Panie i Panowie z SLD

Panie i Panowie z SLD. Pokazaliście, że
potraficie utrzymać władzę, teraz pokażcie, po co właściwie ją
sprawujecie - apeluje w "Gazecie Wyborczej" Paweł Wroński.

28.06.2003 | aktual.: 28.06.2003 09:31

Przed Wami dwie drogi - zwraca się do uczestników Kongresu SLD publicysta "Gazety Wyborczej".

Łatwiejsza to nie robić nic. Kongres może się skupić na dyskusji o wrażliwości społecznej, na pełnych troski apelach o los bezrobotnych, emerytów ... Nie podejmując bolesnych decyzji, możecie liczyć na komfort władzy do wyborów w 2005 r.

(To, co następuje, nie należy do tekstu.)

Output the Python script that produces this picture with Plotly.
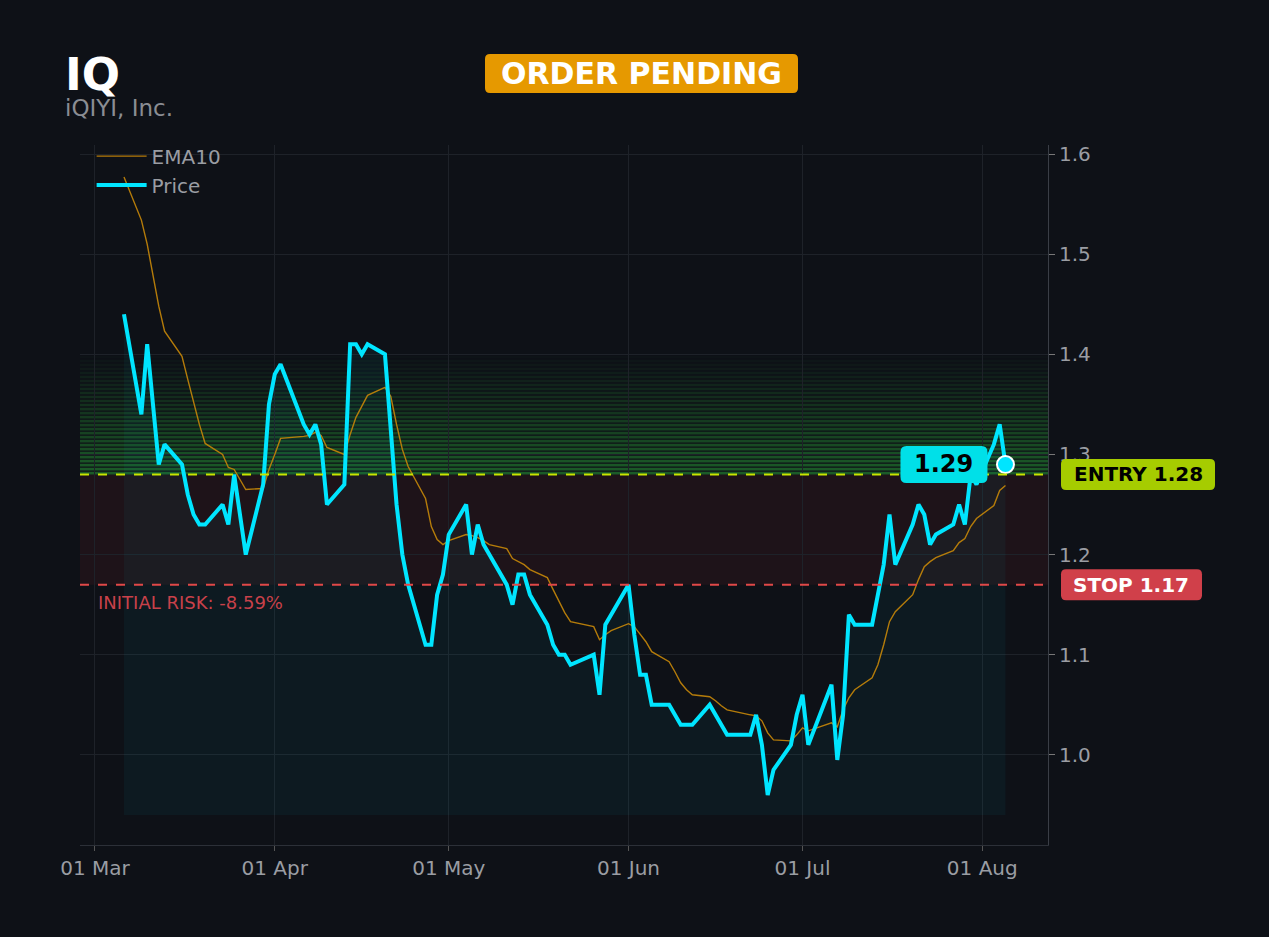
import pandas as pd
import plotly.graph_objects as go

# ---------------- data ----------------
HOLIDAYS = ["2026-04-03", "2026-05-25", "2026-06-19", "2026-07-03"]
dates = pd.bdate_range("2026-03-06", "2026-08-05", freq="C", holidays=HOLIDAYS)

price = [
    1.44,
    1.34, 1.41, 1.35, 1.29, 1.31,
    1.29, 1.26, 1.24, 1.23, 1.23,
    1.25, 1.23, 1.28, 1.24, 1.20,
    1.27, 1.35, 1.38, 1.39,
    1.33, 1.32, 1.33, 1.31, 1.25,
    1.27, 1.41, 1.41, 1.40, 1.41,
    1.40, 1.33, 1.25, 1.20, 1.17,
    1.11, 1.11, 1.16, 1.18, 1.22,
    1.25, 1.20, 1.23, 1.21, 1.20,
    1.17, 1.15, 1.18, 1.18, 1.16,
    1.13, 1.11, 1.10, 1.10, 1.09,
    1.10, 1.06, 1.13, 1.14,
    1.17, 1.12, 1.08, 1.08, 1.05,
    1.05, 1.04, 1.03, 1.03, 1.03,
    1.05, 1.04, 1.03, 1.02,
    1.02, 1.04, 1.01, 0.96, 0.985,
    1.01, 1.04, 1.06, 1.01,
    1.07, 0.995, 1.04, 1.14, 1.13,
    1.13, 1.16, 1.19, 1.24, 1.19,
    1.23, 1.25, 1.24, 1.21, 1.22,
    1.23, 1.25, 1.23, 1.28, 1.27,
    1.31, 1.33, 1.29,
]

ema10 = [
    1.577,
    1.534, 1.51, 1.48, 1.448, 1.423,
    1.398, 1.375, 1.351, 1.33, 1.311,
    1.30, 1.287, 1.285, 1.275, 1.265,
    1.266, 1.285, 1.30, 1.316,
    1.318, 1.319, 1.322, 1.319, 1.307,
    1.30, 1.32, 1.337, 1.348, 1.359,
    1.367, 1.358, 1.33, 1.305, 1.288,
    1.256, 1.228, 1.215, 1.21, 1.214,
    1.22, 1.219, 1.217, 1.214, 1.21,
    1.206, 1.196, 1.193, 1.19, 1.185,
    1.177, 1.165, 1.153, 1.142, 1.133,
    1.128, 1.115, 1.12, 1.124,
    1.131, 1.128, 1.12, 1.113, 1.103,
    1.093, 1.083, 1.072, 1.065, 1.06,
    1.058, 1.054, 1.049, 1.045,
    1.04, 1.039, 1.034, 1.022, 1.015,
    1.014, 1.02, 1.027, 1.024,
    1.032, 1.028, 1.045, 1.057, 1.065,
    1.077, 1.09, 1.11, 1.133, 1.143,
    1.16, 1.175, 1.188, 1.193, 1.197,
    1.204, 1.212, 1.216, 1.228, 1.236,
    1.249, 1.264, 1.269,
]

TICKER = "IQ"
COMPANY = "iQIYI, Inc."
STATUS = "ORDER PENDING"
ENTRY = 1.28
STOP = 1.17
TARGET_ZONE_TOP = 1.40
FILL_BASE = 0.94
RISK_PCT = -8.59
LAST_LABEL = "1.29"

x_tickvals = ["2026-03-01", "2026-04-01", "2026-05-01", "2026-06-01", "2026-07-01", "2026-08-01"]
x_ticktext = ["01 Mar", "01 Apr", "01 May", "01 Jun", "01 Jul", "01 Aug"]
y_tickvals = [1.0, 1.1, 1.2, 1.3, 1.4, 1.5, 1.6]
y_ticktext = ["1.0", "1.1", "1.2", "1.3", "1.4", "1.5", "1.6"]
X_RANGE = ["2026-02-26 10:00", "2026-08-12 08:00"]
Y_RANGE = [0.91, 1.609]

# ---------------- styles ----------------
BG = "#0e1117"
CYAN = "#00e5ff"
EMA_COLOR = "rgba(190,130,10,0.95)"
FONT = "DejaVu Sans"
TICK_COLOR = "#9a9da3"


def rounded_box(w, h, r, dx=0.0):
    """Rounded rectangle path in pixel offsets, centred at (dx, 0)."""
    x0, x1 = dx - w / 2, dx + w / 2
    y0, y1 = -h / 2, h / 2
    return (f"M {x0 + r},{y0} L {x1 - r},{y0} Q {x1},{y0} {x1},{y0 + r} "
            f"L {x1},{y1 - r} Q {x1},{y1} {x1 - r},{y1} L {x0 + r},{y1} "
            f"Q {x0},{y1} {x0},{y1 - r} L {x0},{y0 + r} Q {x0},{y0} {x0 + r},{y0} Z")


fig = go.Figure()

# baseline for fill
fig.add_trace(go.Scatter(
    x=dates, y=[FILL_BASE] * len(dates), mode="lines",
    line=dict(width=0, color="rgba(0,0,0,0)"), hoverinfo="skip", showlegend=False,
))
# price area fill to baseline
fig.add_trace(go.Scatter(
    x=dates, y=price, mode="lines", name="Price",
    line=dict(color="rgba(0,0,0,0)", width=0), fill="tonexty",
    fillcolor="rgba(0,229,255,0.045)", showlegend=False, hoverinfo="skip",
))
# EMA10
fig.add_trace(go.Scatter(
    x=dates, y=ema10, mode="lines", name="EMA10",
    line=dict(color=EMA_COLOR, width=1.4),
))
# price line
fig.add_trace(go.Scatter(
    x=dates, y=price, mode="lines", name="Price",
    line=dict(color=CYAN, width=4),
))
# last point marker
fig.add_trace(go.Scatter(
    x=[dates[-1]], y=[price[-1]], mode="markers", showlegend=False,
    marker=dict(color=CYAN, size=17, line=dict(color="white", width=2)),
))

shapes = []
# risk zone
shapes.append(dict(type="rect", xref="paper", x0=0, x1=1, yref="y", y0=STOP, y1=ENTRY,
                   fillcolor="rgba(200,40,55,0.09)", line=dict(width=0), layer="below"))
# gradient stripes above entry
N = 30
step = (TARGET_ZONE_TOP - ENTRY) / N
for i in range(N):
    a = 0.52 * (1 - i / N) ** 1.0
    shapes.append(dict(type="rect", xref="paper", x0=0, x1=1, yref="y",
                       y0=ENTRY + i * step, y1=ENTRY + i * step + step * 0.65,
                       fillcolor=f"rgba(40,160,55,{a:.3f})", line=dict(width=0), layer="below"))
# entry and stop lines
shapes.append(dict(type="line", xref="paper", x0=0, x1=1, yref="y", y0=ENTRY, y1=ENTRY,
                   line=dict(color="#c8e600", width=2, dash="dash")))
shapes.append(dict(type="line", xref="paper", x0=0, x1=1, yref="y", y0=STOP, y1=STOP,
                   line=dict(color="#e04848", width=2, dash="dash")))

# rounded label boxes (pixel-sized, anchored)
STATUS_X, STATUS_Y = 0.58006, 1.10214
ENTRY_X = 1.09298
STOP_X = 1.08626
shapes.append(dict(type="path", xref="paper", yref="paper", xsizemode="pixel", ysizemode="pixel",
                   xanchor=STATUS_X, yanchor=STATUS_Y, path=rounded_box(313, 39, 5),
                   fillcolor="#e69900", line=dict(width=0), layer="above"))
shapes.append(dict(type="path", xref="paper", yref="y", xsizemode="pixel", ysizemode="pixel",
                   xanchor=ENTRY_X, yanchor=ENTRY, path=rounded_box(154, 31, 5),
                   fillcolor="#a6cc00", line=dict(width=0), layer="above"))
shapes.append(dict(type="path", xref="paper", yref="y", xsizemode="pixel", ysizemode="pixel",
                   xanchor=STOP_X, yanchor=STOP, path=rounded_box(141, 31, 5),
                   fillcolor="#d0404a", line=dict(width=0), layer="above"))
shapes.append(dict(type="path", xref="x", yref="y", xsizemode="pixel", ysizemode="pixel",
                   xanchor=dates[-1], yanchor=price[-1], path=rounded_box(87, 37, 6, dx=-61.5),
                   fillcolor="#00e0e8", line=dict(width=0), layer="above"))

annotations = [
    dict(text=f"<b>{TICKER}</b>", xref="paper", yref="paper", x=-0.018, y=1.10,
         xanchor="left", yanchor="middle", showarrow=False,
         font=dict(family=FONT, size=45, color="white")),
    dict(text=COMPANY, xref="paper", yref="paper", x=-0.018, y=1.053,
         xanchor="left", yanchor="middle", showarrow=False,
         font=dict(family=FONT, size=23, color="#8a8d93")),
    dict(text=f"<b>{STATUS}</b>", xref="paper", yref="paper", x=STATUS_X, y=STATUS_Y,
         xanchor="center", yanchor="middle", showarrow=False,
         font=dict(family=FONT, size=30, color="white")),
    dict(text=f"<b>ENTRY {ENTRY:.2f}</b>", xref="paper", yref="y", x=ENTRY_X, y=ENTRY,
         xanchor="center", yanchor="middle", showarrow=False,
         font=dict(family=FONT, size=20, color="black")),
    dict(text=f"<b>STOP {STOP:.2f}</b>", xref="paper", yref="y", x=STOP_X, y=STOP,
         xanchor="center", yanchor="middle", showarrow=False,
         font=dict(family=FONT, size=20, color="white")),
    dict(text=f"INITIAL RISK: {RISK_PCT:.2f}%", xref="paper", yref="y", x=0.017, y=STOP,
         xanchor="left", yanchor="top", yshift=-5, showarrow=False,
         font=dict(family=FONT, size=18, color="#c8414a")),
    dict(text=f"<b>{LAST_LABEL}</b>", xref="x", yref="y", x=dates[-1], y=price[-1],
         xanchor="center", yanchor="middle", xshift=-61.5, showarrow=False,
         font=dict(family=FONT, size=24, color="black")),
]

fig.update_layout(
    width=1269, height=937,
    margin=dict(l=80, r=221, t=145, b=92),
    paper_bgcolor=BG, plot_bgcolor=BG,
    font=dict(family=FONT, color=TICK_COLOR, size=18),
    shapes=shapes, annotations=annotations,
    showlegend=True,
    legend=dict(x=0.012, y=1.012, xanchor="left", yanchor="top", bgcolor="rgba(0,0,0,0)",
                font=dict(family=FONT, size=20, color=TICK_COLOR), traceorder="normal",
                itemwidth=50),
    xaxis=dict(range=X_RANGE, tickvals=x_tickvals, ticktext=x_ticktext,
               showgrid=True, gridcolor="#1e2229", gridwidth=1, zeroline=False,
               showline=True, linecolor="#2c3038", mirror=False,
               ticks="outside", ticklen=5, tickcolor="#555",
               tickfont=dict(family=FONT, size=20, color=TICK_COLOR)),
    yaxis=dict(range=Y_RANGE, side="right", tickvals=y_tickvals, ticktext=y_ticktext,
               showgrid=True, gridcolor="#1e2229", gridwidth=1, zeroline=False,
               showline=True, linecolor="#3a3e46",
               ticks="outside", ticklen=6, tickcolor="#777",
               tickfont=dict(family=FONT, size=20, color=TICK_COLOR)),
)

fig.write_html(
    "out.html",
    config={"displayModeBar": False},
    post_script="document.body.style.margin='0';document.body.style.overflow='hidden';"
                "document.body.style.background='#0e1117';",
)
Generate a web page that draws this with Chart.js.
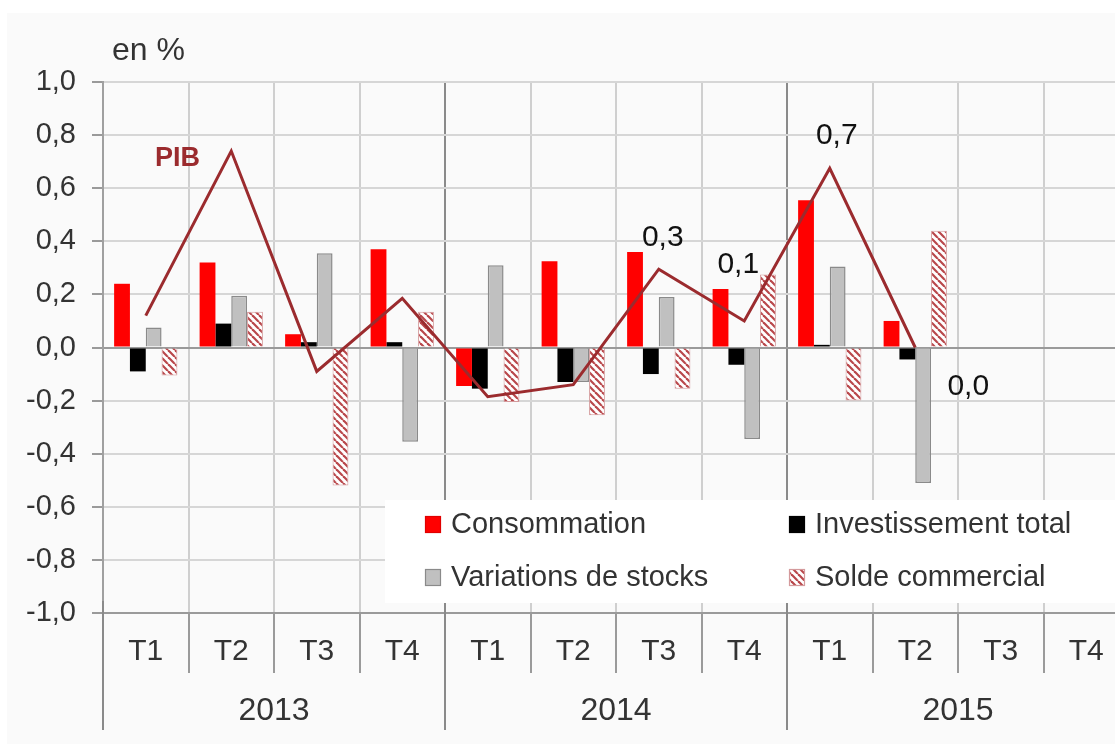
<!DOCTYPE html>
<html>
<head>
<meta charset="utf-8">
<script src="https://cdn.jsdelivr.net/npm/chart.js@4.4.1/dist/chart.umd.min.js"></script>
<style>
  html, body { margin: 0; padding: 0; background: #fff; overflow: hidden; }
  #wrap { width: 1115px; height: 744px; overflow: hidden; position: relative; }
  #pibChart { position: absolute; left: 0; top: 0; }
</style>
</head>
<body>
<div id="wrap"><canvas id="pibChart" width="1129" height="744"></canvas></div>
<script>
// Données (contributions à la croissance du PIB, en points)
const quarters = ['T1', 'T2', 'T3', 'T4', 'T1', 'T2', 'T3', 'T4', 'T1', 'T2', 'T3', 'T4'];
const years = ['2013', '2014', '2015'];
const consommation = [0.24, 0.32, 0.05, 0.37, -0.145, 0.325, 0.36, 0.22, 0.555, 0.10, null, null];
const investissement = [-0.09, 0.09, 0.02, 0.02, -0.155, -0.13, -0.10, -0.065, 0.01, -0.045, null, null];
const stocks = [0.075, 0.195, 0.355, -0.355, 0.31, -0.13, 0.19, -0.345, 0.305, -0.51, null, null];
const solde = [-0.105, 0.135, -0.52, 0.135, -0.205, -0.255, -0.155, 0.275, -0.2, 0.44, null, null];
const pib = [0.12, 0.74, -0.09, 0.185, -0.185, -0.14, 0.295, 0.10, 0.675, 0.0, null, null];
const pibNotes = [null, null, null, null, null, null, '0,3', '0,1', '0,7', '0,0', null, null];

const FONT = '"Liberation Sans", Arial, sans-serif';
const PIB_COLOR = '#9b2b2e';

// motif hachuré pour le solde commercial
function makeHatch() {
    const s = 7;
    const c = document.createElement('canvas');
    c.width = s; c.height = s;
    const g = c.getContext('2d');
    g.fillStyle = '#ffffff';
    g.fillRect(0, 0, s, s);
    g.strokeStyle = '#b9474b';
    g.lineWidth = 2.2;
    [-s, 0, s].forEach(k => {
        g.beginPath();
        g.moveTo(k, 0);
        g.lineTo(k + s, s);
        g.stroke();
    });
    return g.createPattern(c, 'repeat');
}
const hatch = makeHatch();

// décor : fond, axe des années, légende, étiquettes
const decor = {
    id: 'decor',
    beforeDraw(chart) {
        const { ctx } = chart;
        ctx.save();
        ctx.fillStyle = '#fafafa';
        ctx.fillRect(7, 13, chart.width, chart.height);
        ctx.restore();
    },
    afterDraw(chart) {
        const { ctx, chartArea } = chart;
        const xs = chart.scales.x;
        const step = xs.width / quarters.length;
        ctx.save();

        // séparateurs sous l'axe
        for (let i = 0; i <= quarters.length; i++) {
            const x = Math.round(xs.left + i * step);
            ctx.beginPath();
            if (i % 4 === 0) {
                ctx.strokeStyle = '#8a8a8a';
                ctx.moveTo(x, chartArea.bottom - 12);
                ctx.lineTo(x, 730);
            } else {
                ctx.strokeStyle = '#9a9a9a';
                ctx.moveTo(x, chartArea.bottom);
                ctx.lineTo(x, 673);
            }
            ctx.lineWidth = 2;
            ctx.stroke();
        }

        // années
        ctx.fillStyle = '#333';
        ctx.font = '32px ' + FONT;
        ctx.textAlign = 'center';
        ctx.textBaseline = 'middle';
        years.forEach((y, i) => {
            ctx.fillText(y, xs.left + (i * 4 + 2) * step, 711);
        });

        // unité
        ctx.textAlign = 'left';
        ctx.font = '32px ' + FONT;
        ctx.fillText('en %', 112, 51);

        // légende dans le graphique
        ctx.fillStyle = '#ffffff';
        ctx.fillRect(385, 500, chart.width - 385, 103);
        const items = [
            { ds: 0, x: 425, y: 524 },
            { ds: 1, x: 789, y: 524 },
            { ds: 2, x: 425, y: 577 },
            { ds: 3, x: 789, y: 577 }
        ];
        ctx.font = '29px ' + FONT;
        items.forEach(it => {
            const ds = chart.data.datasets[it.ds];
            ctx.fillStyle = ds.backgroundColor;
            ctx.fillRect(it.x, it.y - 8, 16, 17);
            ctx.strokeStyle = ds.borderColor;
            ctx.lineWidth = 1.2;
            ctx.strokeRect(it.x + 0.5, it.y - 7.5, 15, 16);
            ctx.fillStyle = '#333';
            ctx.fillText(ds.label, it.x + 26, it.y + 1);
        });

        // libellé PIB
        ctx.fillStyle = PIB_COLOR;
        ctx.font = 'bold 27px ' + FONT;
        ctx.fillText('PIB', 155, 159);

        // valeurs du PIB
        const noteOffsets = { 6: [4, -31], 7: [-6, -56], 8: [7, -33], 9: [53, 39] };
        const meta = chart.getDatasetMeta(4);
        ctx.fillStyle = '#111';
        ctx.font = '30px ' + FONT;
        ctx.textAlign = 'center';
        pibNotes.forEach((n, i) => {
            if (!n) return;
            const pt = meta.data[i];
            const off = noteOffsets[i] || [0, -30];
            ctx.fillText(n, pt.x + off[0], pt.y + off[1]);
        });

        ctx.restore();
    }
};

new Chart(document.getElementById('pibChart'), {
    type: 'bar',
    data: {
        labels: quarters,
        datasets: [
            { label: 'Consommation', data: consommation, backgroundColor: '#ff0000', borderColor: '#e00000', borderWidth: 0, order: 1 },
            { label: 'Investissement total', data: investissement, backgroundColor: '#000000', borderColor: '#000000', borderWidth: 0, order: 1 },
            { label: 'Variations de stocks', data: stocks, backgroundColor: '#c0c0c0', borderColor: '#8a8a8a', borderWidth: 1.5, order: 1 },
            { label: 'Solde commercial', data: solde, backgroundColor: hatch, borderColor: '#d49a9c', borderWidth: 1, order: 1 },
            {
                type: 'line', label: 'PIB', data: pib, borderColor: PIB_COLOR, borderWidth: 3,
                pointRadius: 0, tension: 0, fill: false, order: 0
            }
        ]
    },
    options: {
        responsive: false,
        animation: false,
        layout: { padding: { top: 82, left: 0, right: 0, bottom: 0 } },
        datasets: { bar: { categoryPercentage: 0.74, barPercentage: 1.0 } },
        plugins: {
            legend: { display: false },
            tooltip: { enabled: false }
        },
        scales: {
            x: {
                grid: {
                    offset: true,
                    drawTicks: false,
                    lineWidth: 2,
                    color: c => (c.index % 4 === 0 ? '#8a8a8a' : '#cfcfcf')
                },
                border: { display: true, color: '#9a9a9a', width: 2 },
                ticks: { color: '#333', font: { family: FONT, size: 30 }, padding: 21 },
                afterFit: s => { s.height = 131; }
            },
            y: {
                min: -1,
                max: 1,
                grid: {
                    lineWidth: 2,
                    tickLength: 11,
                    tickColor: '#9a9a9a',
                    color: c => (c.tick && c.tick.value === 0 ? '#9a9a9a' : '#d6d6d6')
                },
                border: { display: true, color: '#a0a0a0', width: 2 },
                ticks: {
                    stepSize: 0.2,
                    color: '#333',
                    padding: 16,
                    font: { family: FONT, size: 29 },
                    callback: v => v.toFixed(1).replace('.', ',')
                },
                afterFit: s => { s.width = 103; }
            }
        }
    },
    plugins: [decor]
});
</script>
</body>
</html>
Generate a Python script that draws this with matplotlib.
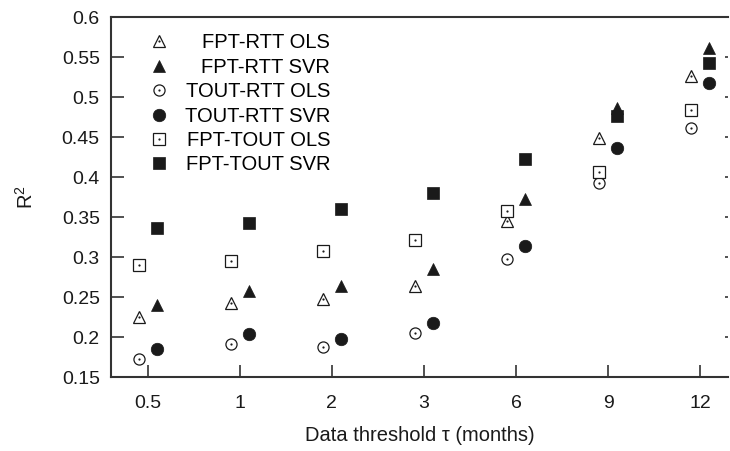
import numpy as np
import matplotlib
matplotlib.use("Agg")
import matplotlib.pyplot as plt

plt.rcParams['font.family'] = ['Liberation Sans', 'DejaVu Sans']
plt.rcParams['mathtext.default'] = 'regular'

thresholds = ["0.5", "1", "2", "3", "6", "9", "12"]
y_ticks = [0.15, 0.2, 0.25, 0.3, 0.35, 0.4, 0.45, 0.5, 0.55, 0.6]
y_ticklabels = ["0.15", "0.2", "0.25", "0.3", "0.35", "0.4", "0.45", "0.5", "0.55", "0.6"]

fpt_rtt_ols = [0.225, 0.242, 0.247, 0.264, 0.345, 0.449, 0.527]
fpt_rtt_svr = [0.240, 0.257, 0.264, 0.285, 0.373, 0.486, 0.561]
tout_rtt_ols = [0.173, 0.191, 0.188, 0.205, 0.297, 0.393, 0.462]
tout_rtt_svr = [0.185, 0.204, 0.198, 0.218, 0.314, 0.436, 0.518]
fpt_tout_ols = [0.290, 0.295, 0.307, 0.321, 0.357, 0.406, 0.484]
fpt_tout_svr = [0.336, 0.343, 0.360, 0.380, 0.422, 0.476, 0.543]

ink = '#1a1a1a'
x = np.arange(len(thresholds))
off = 0.1

fig = plt.figure(figsize=(7.3, 4.51), dpi=100)
ax = fig.add_axes([0.152, 0.164, 0.845, 0.798])

series = [
    ("FPT-RTT OLS", fpt_rtt_ols, '^', False, 8.5),
    ("FPT-RTT SVR", fpt_rtt_svr, '^', True, 9),
    ("TOUT-RTT OLS", tout_rtt_ols, 'o', False, 8),
    ("TOUT-RTT SVR", tout_rtt_svr, 'o', True, 9),
    ("FPT-TOUT OLS", fpt_tout_ols, 's', False, 8),
    ("FPT-TOUT SVR", fpt_tout_svr, 's', True, 9),
]

handles = []
labels = []
for name, vals, m, filled, ms in series:
    xs = x + (off if filled else -off)
    if filled:
        h, = ax.plot(xs, vals, linestyle='none', marker=m, markersize=ms,
                     markerfacecolor=ink, markeredgecolor=ink, markeredgewidth=0.5)
        handles.append(h)
    else:
        h, = ax.plot(xs, vals, linestyle='none', marker=m, markersize=ms,
                     markerfacecolor='white', markeredgecolor=ink, markeredgewidth=0.9)
        d, = ax.plot(xs, vals, linestyle='none', marker='o', markersize=1.6,
                     markerfacecolor=ink, markeredgecolor=ink, markeredgewidth=0)
        handles.append((h, d))
    labels.append(name)

ax.set_xlim(-0.4, 6.3)
ax.set_ylim(0.15, 0.6)
ax.set_xticks(x)
ax.set_xticklabels(thresholds)
ax.set_yticks(y_ticks)
ax.set_yticklabels(y_ticklabels)

for s in ['left', 'bottom', 'top']:
    ax.spines[s].set_color('#333333')
    ax.spines[s].set_linewidth(1.5)
ax.spines['right'].set_visible(False)

ax.tick_params(axis='both', direction='in', length=9, width=1.2, color='#333333',
               labelsize=14, labelcolor=ink)
ax.tick_params(axis='x', pad=13)
ax.tick_params(axis='y', pad=8, right=True)
for t in ax.yaxis.get_major_ticks():
    t.tick2line.set_markersize(2)
    t.tick2line.set_color('#999999')

ax.set_xlabel("Data threshold τ (months)", fontsize=14.5, color=ink, labelpad=10)
ax.set_ylabel("R$^2$", fontsize=14.5, color=ink, labelpad=18)

leg = ax.legend(handles, labels, loc='upper left', frameon=False, fontsize=14.5,
                bbox_to_anchor=(0.033, 1.0), handlelength=1.1, handletextpad=0.95,
                labelspacing=0.27, borderaxespad=0.4)
# right-align the legend texts
fig.canvas.draw()
renderer = fig.canvas.get_renderer()
widths = [t.get_window_extent(renderer).width for t in leg.get_texts()]
maxw = max(widths)
for t, w in zip(leg.get_texts(), widths):
    t.set_position((maxw - w - 4, 0))

fig.savefig("out.png", dpi=100)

Marazm może się zdawać bezpieczny - pisze Wroński.

Drugi wariant jest ryzykowny. Los bezrobotnych i emerytów zależy od skuteczności trudnych reform, podobnych do tych, jakie ogłosił kanclerz RFN Gerhard Schroeder. Od reformy finansów publicznych, dzięki której Polska zdoła czerpać dobrodziejstwa z członkostwa w UE. Wiadomo, że trzeba je przeprowadzić. Ale wiadomo też, że ich konsekwencją może być utrata władzy - przestrzega Wroński.

Podkreślając sukcesy rządu i premiera na arenie międzynarodowej, publicysta "Gazety Wyborczej" zaznacza, że w polityce wewnętrznej SLD uczynił niewiele. "Rząd nie uzdrowił finansów, nie poprawił ochrony zdrowia, nie wybudował autostrad, nie zreformował systemu podatkowego, złamał zasady służby cywilnej" - wylicza Wroński. "Kraj trwawi plaga korupcji. Skutecznie realizujecie tylko program panowania w mediach za pomocą ustawy o radiofonii i telewizji" - pisze komentator "Gazety Wyborczej" zwracając się bezpośrednio do rządzącego ugrupowania.

Trzy wieki temu po odsieczy wiedeńskiej Polska okazała się zbyt słaba i źle rządzona, aby z triumfów w polityce zagranicznej skorzystać. Czy dziś wykorzysta koniunkturę międzynarodową, decyduje się właśnie teraz - konkluduje autor komentarza.